UKIAH — The Dia de los Muertos celebration in the Eagles Nest at Mendocino College on November 2 was a riotous display of bright paper flowers, candied skulls, and genial young people with faces half-painted in skeletal grins.
Altars were festooned with poems, flowers, and arrangements of food that resembled a still-life in honor of the dead. But the celebration was also a party for the living, with music by the Mariachi Cuarteto, plenty of food, and a benefit for souls not yet departed.
One group of women took a break from decorating a seven-level altar to the recently deceased Mexican singer Juan Gabriel to explain their motivations. Belén, of Mujeres Unidas de Willits, said the group of about 20 women was selling handmade crafts to raise money for worthy causes.

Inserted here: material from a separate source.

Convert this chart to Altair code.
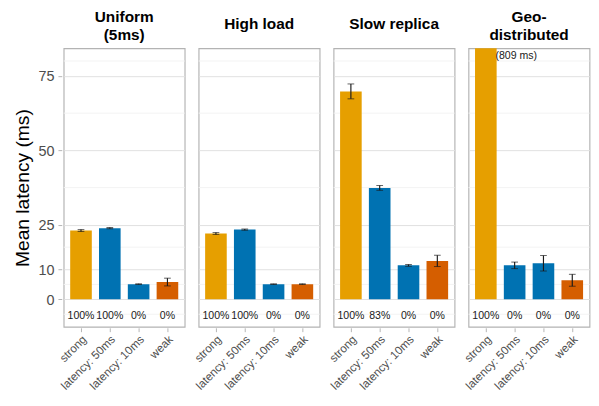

The women first got together when their children attended Plan Vacacional, a summer program put on by Nuestra Alianza de Willits, a non-profit organization dedicated to serving the local Latino community. They started making crafts and socializing, “to relax from the things you have to do every day,” explained Adriana, another member of the informal club.
They gradually began to sell what they made, and donate the money to things they care about. They held a yard sale to benefit the victims of the Middletown Fire. They raised money for a high school peer counseling program in Willits. And they were especially proud of the $4,000 they raised to help a local 11-year-old girl get a heart transplant at Stanford Medical Center.
Evidence of people taking an active interest in the existence of the living abounded. Project Sanctuary, a private non-profit organization devoted to assisting victims of domestic violence and sexual assault, had a table just outside the Eagles Nest, with brochures in English and Spanish and a bilingual representative.
Many altars were dedicated to deceased trailblazers like Martin Luther King and Frida Kahlo, the Mexican painter who translated suffering from injury, illness and childlessness into a complicated celebration of a difficult life. The Native American Club had an altar to water, inviting viewers to “drink something sacred.” This was simultaneously an homage to water and a cry against the Dakota Access pipeline.
Whether their faces were half-painted as skulls or not, people were honoring the dead and enjoying lively music, eating pastries with symbols of bones on them and decorating skulls made out of sugar with colorful designs.